Records
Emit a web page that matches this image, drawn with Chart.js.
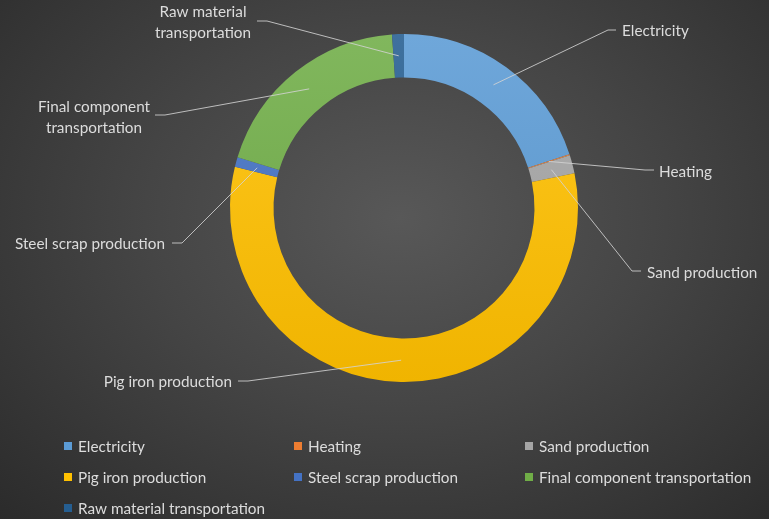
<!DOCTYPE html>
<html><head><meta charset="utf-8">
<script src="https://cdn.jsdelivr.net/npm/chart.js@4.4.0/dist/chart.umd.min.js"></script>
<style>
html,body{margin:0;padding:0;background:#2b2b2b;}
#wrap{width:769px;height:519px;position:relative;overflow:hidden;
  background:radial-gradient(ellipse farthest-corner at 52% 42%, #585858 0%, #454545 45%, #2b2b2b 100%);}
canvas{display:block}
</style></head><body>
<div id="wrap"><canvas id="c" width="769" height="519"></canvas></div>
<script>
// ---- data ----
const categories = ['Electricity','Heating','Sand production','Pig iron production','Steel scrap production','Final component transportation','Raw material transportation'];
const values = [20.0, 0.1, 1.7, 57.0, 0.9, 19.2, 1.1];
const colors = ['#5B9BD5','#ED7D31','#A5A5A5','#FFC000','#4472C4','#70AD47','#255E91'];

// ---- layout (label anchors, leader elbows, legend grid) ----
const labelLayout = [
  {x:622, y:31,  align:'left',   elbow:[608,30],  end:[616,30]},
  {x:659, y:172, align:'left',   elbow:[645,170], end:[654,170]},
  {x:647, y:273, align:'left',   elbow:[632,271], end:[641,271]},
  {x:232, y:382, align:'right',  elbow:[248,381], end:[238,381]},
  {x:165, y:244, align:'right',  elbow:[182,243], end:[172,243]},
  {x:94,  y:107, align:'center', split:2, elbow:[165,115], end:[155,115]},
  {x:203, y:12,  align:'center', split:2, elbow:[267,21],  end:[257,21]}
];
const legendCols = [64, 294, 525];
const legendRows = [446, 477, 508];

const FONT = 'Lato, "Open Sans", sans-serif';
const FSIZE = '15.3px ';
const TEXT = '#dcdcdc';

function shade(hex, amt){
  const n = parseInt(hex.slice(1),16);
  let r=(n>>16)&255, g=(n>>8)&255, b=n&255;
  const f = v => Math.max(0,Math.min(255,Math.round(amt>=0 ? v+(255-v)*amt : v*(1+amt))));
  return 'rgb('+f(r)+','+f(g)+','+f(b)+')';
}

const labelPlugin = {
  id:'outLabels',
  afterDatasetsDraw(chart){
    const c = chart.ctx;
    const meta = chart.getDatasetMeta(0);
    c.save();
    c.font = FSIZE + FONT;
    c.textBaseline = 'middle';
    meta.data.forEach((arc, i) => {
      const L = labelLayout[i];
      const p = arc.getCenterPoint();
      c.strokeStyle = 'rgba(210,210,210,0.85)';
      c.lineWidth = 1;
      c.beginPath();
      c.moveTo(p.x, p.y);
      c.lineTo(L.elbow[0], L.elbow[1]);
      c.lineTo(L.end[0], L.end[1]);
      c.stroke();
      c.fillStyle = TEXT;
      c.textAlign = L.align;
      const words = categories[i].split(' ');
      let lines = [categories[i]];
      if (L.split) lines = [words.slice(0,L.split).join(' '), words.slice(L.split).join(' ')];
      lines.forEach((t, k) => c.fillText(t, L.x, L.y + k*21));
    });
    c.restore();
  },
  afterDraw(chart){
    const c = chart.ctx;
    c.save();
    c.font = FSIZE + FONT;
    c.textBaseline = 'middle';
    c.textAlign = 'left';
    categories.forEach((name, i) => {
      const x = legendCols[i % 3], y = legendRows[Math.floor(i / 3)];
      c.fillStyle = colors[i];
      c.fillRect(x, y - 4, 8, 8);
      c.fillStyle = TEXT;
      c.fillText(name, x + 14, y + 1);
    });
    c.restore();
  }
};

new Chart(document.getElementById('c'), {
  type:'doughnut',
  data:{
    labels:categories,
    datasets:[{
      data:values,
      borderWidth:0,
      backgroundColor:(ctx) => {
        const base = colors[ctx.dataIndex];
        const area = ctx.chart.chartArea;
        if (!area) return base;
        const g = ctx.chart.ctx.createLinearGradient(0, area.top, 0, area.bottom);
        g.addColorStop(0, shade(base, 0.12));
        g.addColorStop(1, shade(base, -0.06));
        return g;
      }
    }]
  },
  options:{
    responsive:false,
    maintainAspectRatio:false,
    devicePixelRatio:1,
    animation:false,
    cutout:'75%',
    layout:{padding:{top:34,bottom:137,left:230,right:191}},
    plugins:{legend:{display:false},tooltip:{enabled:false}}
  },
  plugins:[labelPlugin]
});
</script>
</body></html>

==

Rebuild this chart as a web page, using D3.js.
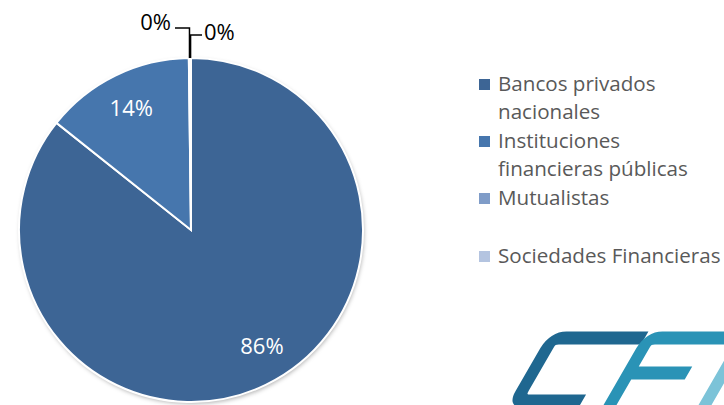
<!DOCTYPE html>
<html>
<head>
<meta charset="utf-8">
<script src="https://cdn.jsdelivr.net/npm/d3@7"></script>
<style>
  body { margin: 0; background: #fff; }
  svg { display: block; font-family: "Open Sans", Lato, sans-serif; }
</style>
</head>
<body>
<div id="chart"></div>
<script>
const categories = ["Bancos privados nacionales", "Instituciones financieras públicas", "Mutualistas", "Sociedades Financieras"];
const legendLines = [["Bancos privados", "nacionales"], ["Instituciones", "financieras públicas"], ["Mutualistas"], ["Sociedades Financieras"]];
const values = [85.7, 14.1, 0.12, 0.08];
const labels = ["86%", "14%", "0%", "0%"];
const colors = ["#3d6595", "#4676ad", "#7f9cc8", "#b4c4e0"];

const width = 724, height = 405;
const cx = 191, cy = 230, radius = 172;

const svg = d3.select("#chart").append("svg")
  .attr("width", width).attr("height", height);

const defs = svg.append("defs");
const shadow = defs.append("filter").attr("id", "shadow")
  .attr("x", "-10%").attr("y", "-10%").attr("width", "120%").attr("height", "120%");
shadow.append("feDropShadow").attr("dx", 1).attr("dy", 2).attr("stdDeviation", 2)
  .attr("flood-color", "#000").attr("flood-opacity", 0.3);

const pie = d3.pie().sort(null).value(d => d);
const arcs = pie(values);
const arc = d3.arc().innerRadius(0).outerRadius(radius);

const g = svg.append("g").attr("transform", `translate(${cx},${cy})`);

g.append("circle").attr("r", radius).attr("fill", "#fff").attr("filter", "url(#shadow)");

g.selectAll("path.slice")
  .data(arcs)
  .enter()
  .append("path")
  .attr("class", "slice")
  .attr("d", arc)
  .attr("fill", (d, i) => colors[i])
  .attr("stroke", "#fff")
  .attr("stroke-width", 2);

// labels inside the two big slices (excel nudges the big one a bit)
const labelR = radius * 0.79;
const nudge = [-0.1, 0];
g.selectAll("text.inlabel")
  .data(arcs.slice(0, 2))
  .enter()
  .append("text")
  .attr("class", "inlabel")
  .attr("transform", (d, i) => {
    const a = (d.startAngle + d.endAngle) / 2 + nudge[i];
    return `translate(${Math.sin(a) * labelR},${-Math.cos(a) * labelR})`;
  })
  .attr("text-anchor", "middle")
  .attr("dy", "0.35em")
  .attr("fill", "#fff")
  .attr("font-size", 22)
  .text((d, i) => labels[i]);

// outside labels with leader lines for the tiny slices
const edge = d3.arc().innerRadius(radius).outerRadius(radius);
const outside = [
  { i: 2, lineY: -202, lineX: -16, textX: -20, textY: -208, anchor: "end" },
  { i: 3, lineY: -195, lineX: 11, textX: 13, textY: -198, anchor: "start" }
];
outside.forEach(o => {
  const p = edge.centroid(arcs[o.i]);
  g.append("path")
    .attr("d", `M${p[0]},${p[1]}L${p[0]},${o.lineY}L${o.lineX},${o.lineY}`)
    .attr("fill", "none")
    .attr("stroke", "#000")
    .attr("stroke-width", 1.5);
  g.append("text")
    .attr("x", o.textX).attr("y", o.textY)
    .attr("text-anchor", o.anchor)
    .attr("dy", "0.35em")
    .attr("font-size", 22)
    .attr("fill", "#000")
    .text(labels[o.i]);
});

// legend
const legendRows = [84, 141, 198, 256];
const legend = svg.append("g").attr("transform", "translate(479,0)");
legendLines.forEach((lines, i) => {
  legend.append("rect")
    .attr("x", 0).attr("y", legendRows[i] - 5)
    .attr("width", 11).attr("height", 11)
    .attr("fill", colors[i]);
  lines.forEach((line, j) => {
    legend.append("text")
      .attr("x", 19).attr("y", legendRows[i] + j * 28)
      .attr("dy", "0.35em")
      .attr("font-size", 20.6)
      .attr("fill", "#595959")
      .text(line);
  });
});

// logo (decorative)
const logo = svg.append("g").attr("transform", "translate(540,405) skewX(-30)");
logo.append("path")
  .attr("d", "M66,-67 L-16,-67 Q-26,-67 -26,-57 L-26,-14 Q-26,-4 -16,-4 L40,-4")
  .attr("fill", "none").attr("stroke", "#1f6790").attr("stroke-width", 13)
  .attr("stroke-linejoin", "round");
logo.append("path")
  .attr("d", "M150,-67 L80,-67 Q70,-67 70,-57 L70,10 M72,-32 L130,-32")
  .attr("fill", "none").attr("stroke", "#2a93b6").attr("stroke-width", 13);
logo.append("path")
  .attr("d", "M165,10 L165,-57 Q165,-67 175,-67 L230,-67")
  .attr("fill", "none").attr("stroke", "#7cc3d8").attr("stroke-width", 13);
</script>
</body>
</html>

▶ [What you will do]: Only lines with the word "page" should be collected from the material.

▶ [Final result]:
Emit a web page that matches this image, drawn with Chart.js.
Rebuild this chart as a web page, using D3.js.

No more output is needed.